It’s about time I created something noteworthy, after joining a Lowell Makes over two years ago.
Like most DIY posts nowadays, I’m leading off with the finished product: a mostly functional arcade control panel!
I had a ton of help in basic woodworking skills from a few members in the makerspace.
- Jack Walsh – How to cut shit on the table saw without murdering myself
- Bill Taylor – Jigsawing for dummies
- Steve Birmingham – More tablesaw tutelage, plus making my mitred edges actually fit
- Chris Donius – Helping me put the damned thing together
- Castro-Yves Arboite – Helping me with pictures and general artistic guidance
I sourced the parts from all over.
- Birch plywood – Home Depot
- Buttons, Joysticks – Sparkfun
- Track ball and plate – E-bay auctions
- T-molding – T-molding.com
With the aid and advice of my fellow makerspace members, this was built almost entirely from scratch. Here’s a quick rundown of the build process.
I tested the button on cardboard. I don’t remember why I thought this would be important or useful. But I did.
My initial plan was to trace out the guide for the top panel layout on cardboard and cut out the holes. But it turns out cutting a straight line on corrugated board is fucking impossible and I just gave up and went straight to pencil on the wood.
I was told later that I could have made the process easier by tracing a guide and then folding it over halfway, seeing as it’s symmetrical. Oh well. Live and learn.

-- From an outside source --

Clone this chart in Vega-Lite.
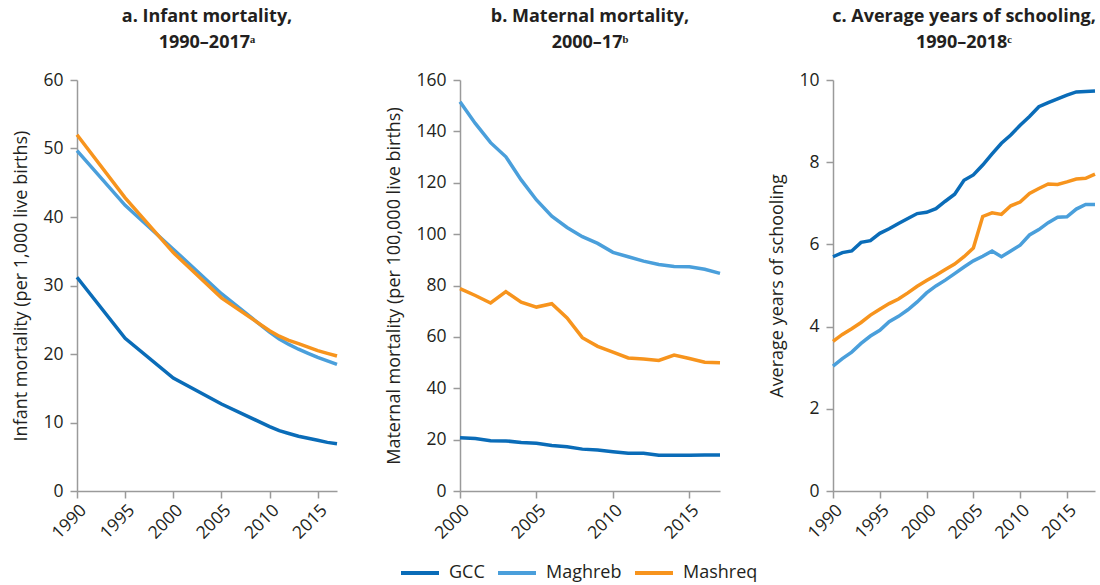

Finished top panel. Everything was going smoothly (pun intended) but then I bungled the trackball hole jigsawing, and got mad splintering everywhere. Yeah, that again. A little putty should patch it up. It’s getting painted (or maybe even laminated) later, so I’m really trying not to sweat it. The Forstner cuts for the button and joystick holes came out gorgeous, though, didn’t they?
The sides all meet at “mitred” edges, with the intention being to show no end grain wood. This worked, but was a gigantic fucking pain in the ass because to fit this together, the angles need to be almost perfect. Like, to the millimeter. You can see I didn’t get it quite exactly right, but settled for a level of imperfection that’s invisible to the user (messy insides).

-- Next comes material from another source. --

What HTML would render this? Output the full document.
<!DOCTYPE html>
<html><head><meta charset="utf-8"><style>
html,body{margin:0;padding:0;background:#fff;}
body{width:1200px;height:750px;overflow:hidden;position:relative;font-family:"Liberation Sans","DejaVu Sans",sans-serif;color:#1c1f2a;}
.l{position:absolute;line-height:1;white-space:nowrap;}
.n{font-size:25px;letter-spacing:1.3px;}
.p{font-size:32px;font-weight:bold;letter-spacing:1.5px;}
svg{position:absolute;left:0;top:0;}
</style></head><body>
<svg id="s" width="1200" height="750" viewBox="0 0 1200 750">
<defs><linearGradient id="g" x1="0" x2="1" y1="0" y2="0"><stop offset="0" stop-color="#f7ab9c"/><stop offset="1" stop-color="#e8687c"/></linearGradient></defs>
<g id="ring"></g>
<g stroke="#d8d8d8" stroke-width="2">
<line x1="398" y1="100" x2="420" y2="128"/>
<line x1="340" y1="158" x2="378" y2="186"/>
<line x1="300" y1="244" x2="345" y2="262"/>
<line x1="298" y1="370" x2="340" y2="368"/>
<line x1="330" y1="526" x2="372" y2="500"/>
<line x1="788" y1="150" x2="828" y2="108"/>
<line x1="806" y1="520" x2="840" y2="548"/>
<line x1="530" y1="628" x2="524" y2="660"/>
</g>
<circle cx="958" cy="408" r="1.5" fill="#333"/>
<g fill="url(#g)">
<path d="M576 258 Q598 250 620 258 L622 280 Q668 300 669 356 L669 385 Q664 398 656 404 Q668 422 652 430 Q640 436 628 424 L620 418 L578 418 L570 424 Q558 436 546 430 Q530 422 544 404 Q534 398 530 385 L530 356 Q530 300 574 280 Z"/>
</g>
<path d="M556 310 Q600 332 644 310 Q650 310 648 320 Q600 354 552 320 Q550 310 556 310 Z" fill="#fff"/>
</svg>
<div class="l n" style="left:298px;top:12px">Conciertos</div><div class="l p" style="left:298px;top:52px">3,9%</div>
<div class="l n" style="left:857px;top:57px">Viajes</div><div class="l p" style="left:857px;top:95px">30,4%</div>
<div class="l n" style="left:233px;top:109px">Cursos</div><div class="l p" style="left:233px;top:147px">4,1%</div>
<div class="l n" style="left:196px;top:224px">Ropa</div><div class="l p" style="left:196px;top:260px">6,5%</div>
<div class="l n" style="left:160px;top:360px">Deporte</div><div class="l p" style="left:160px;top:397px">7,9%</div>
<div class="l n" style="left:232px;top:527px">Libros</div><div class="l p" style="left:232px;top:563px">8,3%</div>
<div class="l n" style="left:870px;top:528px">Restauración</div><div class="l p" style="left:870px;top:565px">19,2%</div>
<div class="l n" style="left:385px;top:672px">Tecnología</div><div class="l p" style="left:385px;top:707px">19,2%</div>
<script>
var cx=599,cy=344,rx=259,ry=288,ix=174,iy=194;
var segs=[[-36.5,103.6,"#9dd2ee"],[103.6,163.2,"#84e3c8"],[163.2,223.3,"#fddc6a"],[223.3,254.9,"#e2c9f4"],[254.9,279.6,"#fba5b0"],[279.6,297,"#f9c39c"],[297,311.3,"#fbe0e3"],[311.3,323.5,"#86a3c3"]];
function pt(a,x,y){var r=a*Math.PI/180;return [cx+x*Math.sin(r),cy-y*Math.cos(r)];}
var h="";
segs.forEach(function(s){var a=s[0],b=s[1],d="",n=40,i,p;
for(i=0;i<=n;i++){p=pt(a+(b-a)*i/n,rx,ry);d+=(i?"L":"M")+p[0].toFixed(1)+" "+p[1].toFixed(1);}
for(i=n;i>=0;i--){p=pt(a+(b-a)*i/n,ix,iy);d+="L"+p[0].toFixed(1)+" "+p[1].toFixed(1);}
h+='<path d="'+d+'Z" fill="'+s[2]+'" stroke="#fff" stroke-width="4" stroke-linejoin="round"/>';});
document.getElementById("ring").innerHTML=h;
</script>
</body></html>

The panel needs to be tilted towards the player. So the back is taller than the front, and the sides have angled top edges. Wound up doing more trigonometry than I would have expected.

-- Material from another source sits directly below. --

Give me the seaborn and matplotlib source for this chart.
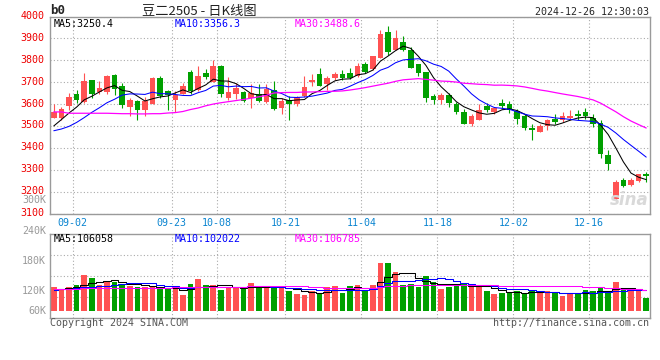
import numpy as np
import pandas as pd
import matplotlib
matplotlib.use('Agg')
import matplotlib.pyplot as plt
import matplotlib.transforms as mtransforms
import seaborn as sns

# trading days on the chart (08-29 .. 12-26, exchange holidays removed)
holidays = ['2024-09-16', '2024-09-17', '2024-10-01', '2024-10-02',
            '2024-10-03', '2024-10-04', '2024-10-07']
dates = pd.bdate_range('2024-08-29', '2024-12-26').drop(pd.to_datetime(holidays))

open_ = [3538, 3538, 3590, 3647, 3608, 3711, 3657, 3657, 3733, 3684,
         3586, 3614, 3574, 3599, 3717, 3660, 3620, 3647, 3748, 3663,
         3743, 3700, 3772, 3629, 3647, 3656, 3626, 3647, 3611, 3663,
         3583, 3617, 3599, 3638, 3699, 3736, 3690, 3717, 3739, 3742,
         3726, 3784, 3760, 3809, 3927, 3845, 3885, 3845, 3781, 3745,
         3638, 3617, 3641, 3599, 3565, 3510, 3529, 3590, 3562, 3605,
         3602, 3568, 3544, 3492, 3472, 3498, 3532, 3529, 3535, 3556,
         3562, 3535, 3513, 3366, 3165, 3252, 3229, 3249, 3282]
high = [3600, 3586, 3650, 3663, 3742, 3711, 3705, 3733, 3739, 3696,
        3626, 3620, 3632, 3723, 3726, 3663, 3660, 3696, 3757, 3775,
        3762, 3803, 3777, 3723, 3696, 3660, 3693, 3690, 3690, 3705,
        3626, 3638, 3638, 3726, 3736, 3763, 3726, 3745, 3757, 3766,
        3787, 3793, 3821, 3937, 3955, 3937, 3909, 3860, 3781, 3745,
        3644, 3650, 3650, 3608, 3577, 3556, 3602, 3605, 3583, 3625,
        3614, 3579, 3553, 3510, 3507, 3533, 3556, 3565, 3571, 3574,
        3583, 3556, 3526, 3389, 3255, 3264, 3264, 3282, 3288]
low = [3535, 3529, 3571, 3605, 3605, 3626, 3647, 3647, 3641, 3583,
       3547, 3526, 3547, 3599, 3626, 3574, 3565, 3647, 3647, 3660,
       3716, 3700, 3632, 3620, 3623, 3608, 3583, 3611, 3605, 3574,
       3553, 3529, 3590, 3632, 3684, 3684, 3663, 3711, 3711, 3716,
       3723, 3742, 3757, 3809, 3824, 3845, 3842, 3763, 3730, 3608,
       3602, 3599, 3586, 3553, 3507, 3498, 3526, 3562, 3556, 3579,
       3559, 3510, 3483, 3434, 3472, 3480, 3510, 3518, 3526, 3529,
       3532, 3495, 3355, 3300, 3157, 3221, 3224, 3246, 3243]
close = [3565, 3577, 3632, 3617, 3705, 3647, 3675, 3726, 3669, 3596,
         3620, 3571, 3614, 3720, 3638, 3641, 3641, 3684, 3660, 3730,
         3722, 3772, 3644, 3656, 3672, 3614, 3650, 3614, 3669, 3577,
         3614, 3602, 3632, 3678, 3711, 3684, 3720, 3736, 3717, 3720,
         3775, 3745, 3818, 3921, 3836, 3900, 3848, 3766, 3742, 3626,
         3620, 3641, 3605, 3562, 3510, 3547, 3574, 3574, 3583, 3590,
         3571, 3533, 3492, 3480, 3498, 3526, 3520, 3544, 3544, 3547,
         3547, 3507, 3373, 3328, 3243, 3227, 3252, 3279, 3273]
volume = [115500, 108500, 114700, 120200, 143700, 136600, 121000, 130400, 127300, 119400,
          117900, 116300, 116300, 114700, 113200, 111600, 110000, 96800, 122600, 134300,
          120200, 120200, 108500, 114700, 114700, 111600, 124900, 114700, 113200, 117900,
          113200, 106900, 99100, 96800, 106100, 100700, 116300, 118700, 101400, 117900,
          120200, 108500, 120200, 172600, 172600, 151500, 120200, 123300, 114700, 142100,
          127300, 111600, 114700, 121800, 124900, 118700, 114700, 106900, 99100, 102200,
          102200, 106900, 100700, 106900, 102200, 106900, 100700, 94400, 99100, 102200,
          108500, 105400, 114700, 102200, 127300, 113200, 108500, 108500, 89700]

# moving averages before enough history is on screen
ma5_head = [3500, 3529, 3559, 3586]
ma10_head = [3478, 3486, 3498, 3516, 3538, 3562, 3583, 3606, 3622]
ma30_head = [3564, 3564, 3558, 3558, 3558, 3558, 3558, 3558, 3557, 3556,
             3556, 3555, 3555, 3556, 3556, 3559, 3561, 3566, 3575, 3582,
             3592, 3600, 3606, 3611, 3616, 3621, 3627, 3633, 3640]
vma5_head = [107700, 110800, 114000, 116300]
vma10_head = [108500, 110000, 111600, 113200, 114700, 116300, 117900, 118700, 119400]
vma30_head = [111600, 111600, 111800, 112000, 112200, 112400, 112600, 112800, 113000, 113200,
              113400, 113600, 113800, 114000, 114200, 114400, 114600, 114800, 115000, 115200,
              115400, 115600, 115800, 116000, 116300, 116600, 116900, 117200, 117600]

tick_dates = ['09-02', '09-23', '10-08', '10-21', '11-04', '11-18', '12-02', '12-16']
price_ticks = [3100, 3200, 3300, 3400, 3500, 3600, 3700, 3800, 3900, 4000]
vol_labels = ['240K', '180K', '120K', '60K']

RED = '#ff5252'
GREEN = '#00a000'
MONO = 'DejaVu Sans Mono'

sns.set_style('white')
plt.rcParams['font.family'] = ['DejaVu Sans Mono', 'Noto Sans CJK SC']


def ma(values, head):
    n = len(head) + 1
    rolled = pd.Series(values, dtype=float).rolling(n).mean().values
    return np.concatenate([head, rolled[n - 1:]])


x = np.arange(len(dates))
o, h, l, c = map(np.array, (open_, high, low, close))
vol = np.array(volume)
colors = np.where(c >= o, RED, GREEN)

W, H = 660, 360
fig = plt.figure(figsize=(W / 100, H / 100), dpi=100)


def px(xp, yp):
    return xp / W, 1 - yp / H


left, right = 50 / W, 650 / W
ax = fig.add_axes([left, 1 - 213.5 / H, right - left, (213.5 - 16.5) / H])
axv = fig.add_axes([left, 1 - 318 / H, right - left, (318 - 234) / H])

labels = dates.strftime('%m-%d')
tick_pos = [list(labels).index(d) + 0.5 for d in tick_dates]

# candles
ax.vlines(x, l, h, colors=colors, lw=0.8)
body = np.maximum(np.abs(c - o), 4)
ax.bar(x, body, bottom=np.minimum(o, c), width=0.74, color=colors, lw=0)

sns.lineplot(x=x, y=ma(close, ma5_head), ax=ax, color='black', lw=0.75, estimator=None)
sns.lineplot(x=x, y=ma(close, ma10_head), ax=ax, color='#0000ff', lw=0.75, estimator=None)
sns.lineplot(x=x, y=ma(close, ma30_head), ax=ax, color='#ff00ff', lw=0.9, estimator=None)

ax.set_xlim(-0.5, len(x) - 0.5)
ax.set_ylim(3100, 4000)
ax.set_yticks(price_ticks)
ax.set_xticks(tick_pos)
ax.set_xticklabels(tick_dates)
ax.tick_params(axis='x', length=0, pad=3, labelsize=7.2, labelcolor='#0a84d0')
ax.tick_params(axis='y', length=0, pad=4, labelsize=7.2, labelcolor='#ee0000')
off = mtransforms.ScaledTranslation(0, 1.5 / 100, fig.dpi_scale_trans)
for t in ax.get_yticklabels():
    t.set_transform(t.get_transform() + off)

# volume
axv.bar(x, vol - 60000, bottom=60000, width=0.74, color=colors, lw=0)
sns.lineplot(x=x, y=ma(volume, vma5_head), ax=axv, color='black', lw=0.75,
             estimator=None, drawstyle='steps-mid')
sns.lineplot(x=x, y=ma(volume, vma10_head), ax=axv, color='#0000ff', lw=0.75,
             estimator=None, drawstyle='steps-mid')
sns.lineplot(x=x, y=ma(volume, vma30_head), ax=axv, color='#ff00ff', lw=0.75,
             estimator=None, drawstyle='steps-mid')
vlo, vhi = 42900, 240000
axv.set_xlim(-0.5, len(x) - 0.5)
axv.set_ylim(vlo, vhi)
axv.set_yticks(np.linspace(vlo, vhi, 5)[1:4])
axv.set_xticks(tick_pos)
axv.tick_params(length=0, labelleft=False, labelbottom=False)

for a in (ax, axv):
    a.grid(True, ls=(0, (1, 2)), color='#aaaaaa', lw=0.8)
    a.set_axisbelow(True)
    a.set_xlabel('')
    a.set_ylabel('')
    for s in a.spines.values():
        s.set_color('#9a9a9a')
        s.set_linewidth(1.0)

# texts
fig.text(*px(50, 11), 'b0', fontsize=9, fontweight='bold', family=MONO, va='center')
fig.text(*px(142, 11), '豆二2505 - 日K线图', fontsize=9.5, color='#222222',
         family=['Noto Sans CJK SC', 'DejaVu Sans'], va='center')
fig.text(*px(649, 12), '2024-12-26 12:30:03', fontsize=7.2, family=MONO,
         ha='right', va='center')

for xp, yp, s, col in [(54, 24, 'MA5:3250.4', 'black'),
                       (175, 24, 'MA10:3356.3', '#0000ff'),
                       (295, 24, 'MA30:3488.6', '#ff00ff'),
                       (54, 238.5, 'MA5:106058', 'black'),
                       (175, 238.5, 'MA10:102022', '#0000ff'),
                       (295, 238.5, 'MA30:106785', '#ff00ff')]:
    fig.text(*px(xp, yp), s, fontsize=7.2, family=MONO, color=col, va='center')

fig.text(*px(46, 200), '300K', fontsize=7.2, family=MONO, color='#999999',
         ha='right', va='center')
for yp, s in zip([231, 261.5, 290.5, 310.5], vol_labels):
    fig.text(*px(46, yp), s, fontsize=7.2, family=MONO, color='#999999',
             ha='right', va='center')

fig.text(*px(50, 323.5), 'Copyright 2024 SINA.COM', fontsize=7.2, family=MONO,
         color='#555555', va='center')
fig.text(*px(649, 323.5), 'http://finance.sina.com.cn', fontsize=7.2, family=MONO,
         color='#555555', ha='right', va='center')

# sina watermark
fig.text(*px(629, 200), 'sina', fontsize=12, fontweight='bold', style='italic',
         color='#d9d9d9', ha='center', va='center', family='DejaVu Sans')

fig.savefig('out.png', dpi=100)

The base. The little pieces along the side are called “ledger boards” and they are what I used to attach the base to the sides without exposing any screw holes. I grabbed them from random scraps around the space, which is why they are all different colors. One of them turned out to be maple, which apparently has the same chemical properties as adamantium. Whoops.
Attaching the sides to the base via the ledger boards. Chris bled on it. My fault, really, for picking those pieces out of particularly dense wood.
Nothing a little sanding couldn’t fix!
Did I say the top was finished? Because it wasn’t. I had to use a router to cut out some of the wood around the joystick holes, on the underside. This is necessary to give the joysticks a little more height, by giving it ⅜” of wood to get through, instead of ¾”. The one on the left came out perfectly. The one on the right went to shit because the router bit wasn’t properly tightened and dropped a smidge at the last second. Oh well, another invisible flaw.
Stand proud, little stick.
I didn’t take enough pictures of the rest of the assembly process, but it’s pretty straightforward. Hinges hold the top in place along the back edge. Buttons and joysticks take their places: the buttons are just tightened by plastic nuts and are easy enough to remove, the joysticks are screwed from below.
I tried to spray paint the exterior, but apparently some part of the spray painting process escapes me because the paint came out in shitty bursts and so it kind of came out looking like spotty garbage. I’ll go over it again later. Kind of gives it a beat up aesthetic in the meantime.
Now, how does it all work?
The buttons connect to a board called the IPAC-32 as TTL. Which basically means there’s no need for me to worry about impedance or current or any of that analog crap. One terminal of each button and joystick switch gets sent to a dedicated terminal on the IPAC, and the other ones share the same ground wire on a loop. The IPAC converts the On/Off button transitions into simple keyboard scan codes, and connects to the host machine via USB. So, as far as the host sees, it’s just getting keyboard presses/releases from the panel.
The nice thing about the end result is that it’s so encapsulated. It’s only output is a USB cable, so it really just looks like any other plug-in peripheral. As such, it was easy to test. Just plug in a Raspberry Pi with some emulation software on it, configure it for keyboard input (harder than it should have been), and give it a go. A few minutes later, Snake Man was toast and I had myself a confirmed functioning control panel.
I may add some video or stills of gameplay in action, if people are interested.
This is a standalone component of a much larger project.